STATED TASK >> Repeat every line exactly, keeping the pictures out of the copy.

::::::::::

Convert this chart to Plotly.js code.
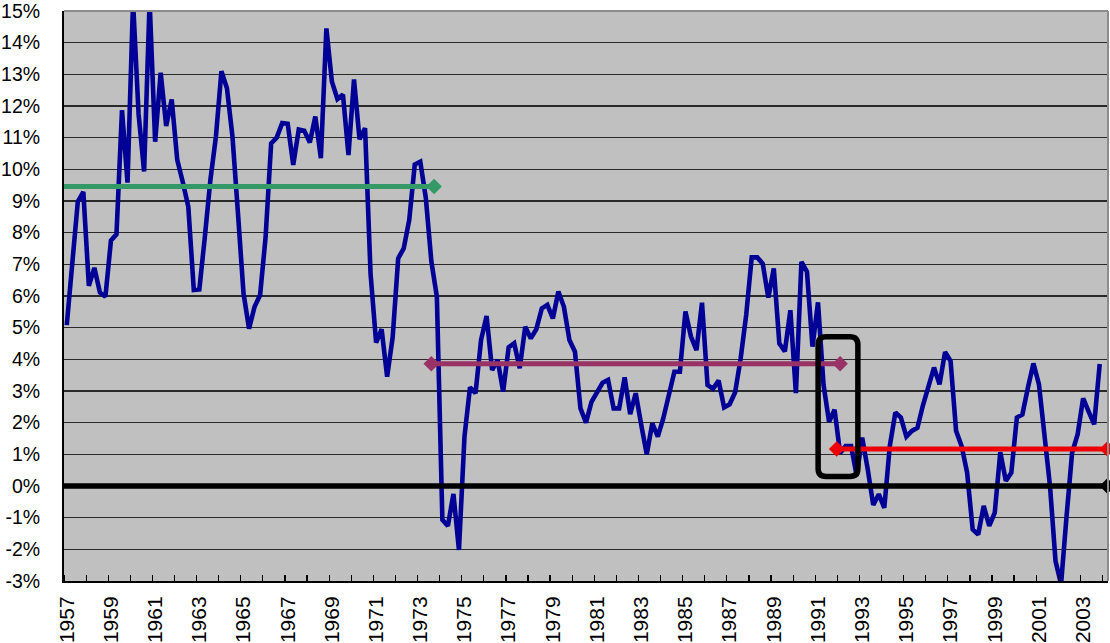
<!DOCTYPE html>
<html>
<head>
<meta charset="utf-8">
<script src="https://cdn.plot.ly/plotly-3.0.1.min.js"></script>
<style>
  html, body { margin: 0; padding: 0; background: #ffffff; }
  #chart { width: 1110px; height: 643px; }
</style>
</head>
<body>
<div id="chart"></div>
<script>
// Quarterly series, first quarter = 1957 Q1 (values in %)
const firstYear = 1957;
const rate = [
  5.08, 7.25, 8.98, 9.29,      // 1957
  6.32, 6.89, 6.11, 5.98,      // 1958
  7.75, 7.95, 11.87, 9.58,     // 1959
  15.3, 11.75, 9.93, 15.3,     // 1960
  10.87, 13.05, 11.37, 12.21,  // 1961
  10.3, 9.6, 8.82, 6.19,       // 1962
  6.21, 7.87, 9.66, 11.03,     // 1963
  13.1, 12.56, 11.03, 8.6,     // 1964
  6.08, 4.97, 5.66, 6.03,      // 1965
  7.87, 10.82, 11.0, 11.46,    // 1966
  11.44, 10.14, 11.26, 11.22,  // 1967
  10.85, 11.67, 10.35, 14.45,  // 1968
  12.77, 12.22, 12.36, 10.45,  // 1969
  12.84, 10.95, 11.3, 6.7,     // 1970
  4.53, 4.95, 3.45, 4.7,       // 1971
  7.19, 7.5, 8.4, 10.15,       // 1972
  10.24, 9.1, 7.1, 5.98,       // 1973
  -1.07, -1.26, -0.25, -2.02,  // 1974
  1.56, 3.12, 2.93, 4.61,      // 1975
  5.37, 3.66, 3.98, 2.98,      // 1976
  4.38, 4.51, 3.72, 5.03,      // 1977
  4.66, 4.95, 5.61, 5.72,      // 1978
  5.29, 6.14, 5.66, 4.61,      // 1979
  4.24, 2.45, 2.0, 2.66,       // 1980
  2.98, 3.26, 3.35, 2.45,      // 1981
  2.45, 3.43, 2.27, 2.93,      // 1982
  1.93, 1.0, 1.98, 1.56,       // 1983
  2.14, 2.95, 3.61, 3.61,      // 1984
  5.51, 4.72, 4.29, 5.79,      // 1985
  3.19, 3.07, 3.33, 2.48,      // 1986
  2.58, 2.96, 4.03, 5.4,       // 1987
  7.22, 7.22, 7.02, 5.95,      // 1988
  6.87, 4.5, 4.25, 5.55,       // 1989
  2.93, 7.08, 6.77, 4.4,       // 1990
  5.8, 3.2, 2.03, 2.41,        // 1991
  1.04, 1.26, 1.26, 0.32,      // 1992
  1.53, 0.53, -0.6, -0.26,     // 1993
  -0.69, 1.26, 2.32, 2.16,     // 1994
  1.56, 1.74, 1.84, 2.55,      // 1995
  3.16, 3.74, 3.21, 4.23,      // 1996
  3.95, 1.74, 1.26, 0.42,      // 1997
  -1.37, -1.53, -0.63, -1.26,  // 1998
  -0.84, 1.07, 0.16, 0.42,     // 1999
  2.16, 2.26, 3.1, 3.87,       // 2000
  3.21, 1.68, 0.0, -2.37,      // 2001
  -3.1, -0.95, 1.05, 1.63,     // 2002
  2.77, 2.35, 1.95, 3.85       // 2003
];

// Period averages (horizontal reference lines): level, start, end (years)
const avgNames  = ['avg 1957-1973', 'avg 1974-1991', 'avg 1992-2003', 'zero'];
const avgLevel  = [9.46, 3.86, 1.17, 0];
const avgStart  = [1956.875, 1973.625, 1991.97, 1956.875];
const avgEnd    = [1973.75, 1992.125, 2004.22, 2004.22];
const avgColor  = ['#339966', '#993366', '#ee0000', '#000000'];
const avgWidth  = [5, 5, 5, 5.5];

// Tick labels (every second year)
const labelYears = [1957, 1959, 1961, 1963, 1965, 1967, 1969, 1971, 1973, 1975,
  1977, 1979, 1981, 1983, 1985, 1987, 1989, 1991, 1993, 1995, 1997, 1999, 2001, 2003];
const yTicks = [-3, -2, -1, 0, 1, 2, 3, 4, 5, 6, 7, 8, 9, 10, 11, 12, 13, 14, 15];

// Highlight box (years / %)
const boxX = [1991.13, 1992.93];
const boxY = [0.30, 4.71];

// quarter centers on a year axis
const xq = rate.map((_, i) => firstYear + 0.125 + 0.25 * i);

const traces = [{
  type: 'scatter', mode: 'lines', x: xq, y: rate,
  line: { color: '#000096', width: 4.6, shape: 'linear' },
  hoverinfo: 'skip', showlegend: false
}];
for (let k = 0; k < avgLevel.length; k++) {
  traces.push({
    type: 'scatter', mode: 'lines+markers', name: avgNames[k],
    x: [avgStart[k], avgEnd[k]], y: [avgLevel[k], avgLevel[k]],
    line: { color: avgColor[k], width: avgWidth[k] },
    marker: { symbol: 'diamond', size: 12, color: avgColor[k] },
    cliponaxis: false, hoverinfo: 'skip', showlegend: false
  });
}

// rounded rectangle path
function roundRect(x0, x1, y0, y1, rx, ry) {
  return `M ${x0+rx},${y1} L ${x1-rx},${y1} Q ${x1},${y1} ${x1},${y1-ry} ` +
         `L ${x1},${y0+ry} Q ${x1},${y0} ${x1-rx},${y0} L ${x0+rx},${y0} ` +
         `Q ${x0},${y0} ${x0},${y0+ry} L ${x0},${y1-ry} Q ${x0},${y1} ${x0+rx},${y1} Z`;
}

const font = 'Liberation Sans, Arial, sans-serif';
const layout = {
  width: 1110, height: 643,
  margin: { l: 64, r: 2, t: 11, b: 62 },
  paper_bgcolor: '#ffffff',
  plot_bgcolor: '#c0c0c0',
  showlegend: false,
  font: { family: font, size: 20, color: '#000' },
  xaxis: {
    range: [1957, 2004.25],
    tickmode: 'array',
    tickvals: labelYears.map(y => y + 0.125),
    ticktext: labelYears.map(String),
    tickangle: -90,
    ticks: '',
    ticklabelstandoff: 5,
    ticklabeloverflow: 'allow',
    showgrid: false, zeroline: false,
    showline: true, linecolor: '#000', linewidth: 2,
    tickfont: { family: font, size: 21, color: '#000' },
    minor: {
      tickmode: 'array',
      tickvals: Array.from({ length: 48 }, (_, i) => 1957 + i),
      ticks: 'inside', ticklen: 6, tickwidth: 1.2, tickcolor: '#000', showgrid: false
    },
    fixedrange: true
  },
  yaxis: {
    range: [-3, 15],
    tickmode: 'array',
    tickvals: yTicks,
    ticktext: yTicks.map(v => v + '%'),
    ticks: '',
    ticklabelstandoff: 18,
    ticklabeloverflow: 'allow',
    showgrid: true, gridcolor: '#2a2a2a', gridwidth: 1.2,
    zeroline: false,
    showline: true, linecolor: '#000', linewidth: 2,
    tickfont: { family: font, size: 19.5, color: '#000' },
    fixedrange: true
  },
  shapes: [
    { type: 'line', xref: 'paper', yref: 'paper', x0: 0, x1: 1, y0: 1, y1: 1,
      line: { color: '#8c8c8c', width: 2 } },
    { type: 'line', xref: 'paper', yref: 'paper', x0: 1, x1: 1, y0: 0, y1: 1,
      line: { color: '#8c8c8c', width: 2 } },
    { type: 'path', xref: 'x', yref: 'y',
      path: roundRect(boxX[0], boxX[1], boxY[0], boxY[1], 0.36, 0.25),
      line: { color: '#000', width: 5.5 } }
  ]
};

Plotly.newPlot('chart', traces, layout, { staticPlot: true, displayModeBar: false });
</script>
</body>
</html>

::::::::::

FINAL RESULT >>
Convert this chart to Plotly.js code.
<!DOCTYPE html>
<html>
<head>
<meta charset="utf-8">
<script src="https://cdn.plot.ly/plotly-3.0.1.min.js"></script>
<style>
  html, body { margin: 0; padding: 0; background: #ffffff; }
  #chart { width: 1110px; height: 643px; }
</style>
</head>
<body>
<div id="chart"></div>
<script>
// Quarterly series, first quarter = 1957 Q1 (values in %)
const firstYear = 1957;
const rate = [
  5.08, 7.25, 8.98, 9.29,      // 1957
  6.32, 6.89, 6.11, 5.98,      // 1958
  7.75, 7.95, 11.87, 9.58,     // 1959
  15.3, 11.75, 9.93, 15.3,     // 1960
  10.87, 13.05, 11.37, 12.21,  // 1961
  10.3, 9.6, 8.82, 6.19,       // 1962
  6.21, 7.87, 9.66, 11.03,     // 1963
  13.1, 12.56, 11.03, 8.6,     // 1964
  6.08, 4.97, 5.66, 6.03,      // 1965
  7.87, 10.82, 11.0, 11.46,    // 1966
  11.44, 10.14, 11.26, 11.22,  // 1967
  10.85, 11.67, 10.35, 14.45,  // 1968
  12.77, 12.22, 12.36, 10.45,  // 1969
  12.84, 10.95, 11.3, 6.7,     // 1970
  4.53, 4.95, 3.45, 4.7,       // 1971
  7.19, 7.5, 8.4, 10.15,       // 1972
  10.24, 9.1, 7.1, 5.98,       // 1973
  -1.07, -1.26, -0.25, -2.02,  // 1974
  1.56, 3.12, 2.93, 4.61,      // 1975
  5.37, 3.66, 3.98, 2.98,      // 1976
  4.38, 4.51, 3.72, 5.03,      // 1977
  4.66, 4.95, 5.61, 5.72,      // 1978
  5.29, 6.14, 5.66, 4.61,      // 1979
  4.24, 2.45, 2.0, 2.66,       // 1980
  2.98, 3.26, 3.35, 2.45,      // 1981
  2.45, 3.43, 2.27, 2.93,      // 1982
  1.93, 1.0, 1.98, 1.56,       // 1983
  2.14, 2.95, 3.61, 3.61,      // 1984
  5.51, 4.72, 4.29, 5.79,      // 1985
  3.19, 3.07, 3.33, 2.48,      // 1986
  2.58, 2.96, 4.03, 5.4,       // 1987
  7.22, 7.22, 7.02, 5.95,      // 1988
  6.87, 4.5, 4.25, 5.55,       // 1989
  2.93, 7.08, 6.77, 4.4,       // 1990
  5.8, 3.2, 2.03, 2.41,        // 1991
  1.04, 1.26, 1.26, 0.32,      // 1992
  1.53, 0.53, -0.6, -0.26,     // 1993
  -0.69, 1.26, 2.32, 2.16,     // 1994
  1.56, 1.74, 1.84, 2.55,      // 1995
  3.16, 3.74, 3.21, 4.23,      // 1996
  3.95, 1.74, 1.26, 0.42,      // 1997
  -1.37, -1.53, -0.63, -1.26,  // 1998
  -0.84, 1.07, 0.16, 0.42,     // 1999
  2.16, 2.26, 3.1, 3.87,       // 2000
  3.21, 1.68, 0.0, -2.37,      // 2001
  -3.1, -0.95, 1.05, 1.63,     // 2002
  2.77, 2.35, 1.95, 3.85       // 2003
];

// Period averages (horizontal reference lines): level, start, end (years)
const avgNames  = ['avg 1957-1973', 'avg 1974-1991', 'avg 1992-2003', 'zero'];
const avgLevel  = [9.46, 3.86, 1.17, 0];
const avgStart  = [1956.875, 1973.625, 1991.97, 1956.875];
const avgEnd    = [1973.75, 1992.125, 2004.22, 2004.22];
const avgColor  = ['#339966', '#993366', '#ee0000', '#000000'];
const avgWidth  = [5, 5, 5, 5.5];

// Tick labels (every second year)
const labelYears = [1957, 1959, 1961, 1963, 1965, 1967, 1969, 1971, 1973, 1975,
  1977, 1979, 1981, 1983, 1985, 1987, 1989, 1991, 1993, 1995, 1997, 1999, 2001, 2003];
const yTicks = [-3, -2, -1, 0, 1, 2, 3, 4, 5, 6, 7, 8, 9, 10, 11, 12, 13, 14, 15];

// Highlight box (years / %)
const boxX = [1991.13, 1992.93];
const boxY = [0.30, 4.71];

// quarter centers on a year axis
const xq = rate.map((_, i) => firstYear + 0.125 + 0.25 * i);

const traces = [{
  type: 'scatter', mode: 'lines', x: xq, y: rate,
  line: { color: '#000096', width: 4.6, shape: 'linear' },
  hoverinfo: 'skip', showlegend: false
}];
for (let k = 0; k < avgLevel.length; k++) {
  traces.push({
    type: 'scatter', mode: 'lines+markers', name: avgNames[k],
    x: [avgStart[k], avgEnd[k]], y: [avgLevel[k], avgLevel[k]],
    line: { color: avgColor[k], width: avgWidth[k] },
    marker: { symbol: 'diamond', size: 12, color: avgColor[k] },
    cliponaxis: false, hoverinfo: 'skip', showlegend: false
  });
}

// rounded rectangle path
function roundRect(x0, x1, y0, y1, rx, ry) {
  return `M ${x0+rx},${y1} L ${x1-rx},${y1} Q ${x1},${y1} ${x1},${y1-ry} ` +
         `L ${x1},${y0+ry} Q ${x1},${y0} ${x1-rx},${y0} L ${x0+rx},${y0} ` +
         `Q ${x0},${y0} ${x0},${y0+ry} L ${x0},${y1-ry} Q ${x0},${y1} ${x0+rx},${y1} Z`;
}

const font = 'Liberation Sans, Arial, sans-serif';
const layout = {
  width: 1110, height: 643,
  margin: { l: 64, r: 2, t: 11, b: 62 },
  paper_bgcolor: '#ffffff',
  plot_bgcolor: '#c0c0c0',
  showlegend: false,
  font: { family: font, size: 20, color: '#000' },
  xaxis: {
    range: [1957, 2004.25],
    tickmode: 'array',
    tickvals: labelYears.map(y => y + 0.125),
    ticktext: labelYears.map(String),
    tickangle: -90,
    ticks: '',
    ticklabelstandoff: 5,
    ticklabeloverflow: 'allow',
    showgrid: false, zeroline: false,
    showline: true, linecolor: '#000', linewidth: 2,
    tickfont: { family: font, size: 21, color: '#000' },
    minor: {
      tickmode: 'array',
      tickvals: Array.from({ length: 48 }, (_, i) => 1957 + i),
      ticks: 'inside', ticklen: 6, tickwidth: 1.2, tickcolor: '#000', showgrid: false
    },
    fixedrange: true
  },
  yaxis: {
    range: [-3, 15],
    tickmode: 'array',
    tickvals: yTicks,
    ticktext: yTicks.map(v => v + '%'),
    ticks: '',
    ticklabelstandoff: 18,
    ticklabeloverflow: 'allow',
    showgrid: true, gridcolor: '#2a2a2a', gridwidth: 1.2,
    zeroline: false,
    showline: true, linecolor: '#000', linewidth: 2,
    tickfont: { family: font, size: 19.5, color: '#000' },
    fixedrange: true
  },
  shapes: [
    { type: 'line', xref: 'paper', yref: 'paper', x0: 0, x1: 1, y0: 1, y1: 1,
      line: { color: '#8c8c8c', width: 2 } },
    { type: 'line', xref: 'paper', yref: 'paper', x0: 1, x1: 1, y0: 0, y1: 1,
      line: { color: '#8c8c8c', width: 2 } },
    { type: 'path', xref: 'x', yref: 'y',
      path: roundRect(boxX[0], boxX[1], boxY[0], boxY[1], 0.36, 0.25),
      line: { color: '#000', width: 5.5 } }
  ]
};

Plotly.newPlot('chart', traces, layout, { staticPlot: true, displayModeBar: false });
</script>
</body>
</html>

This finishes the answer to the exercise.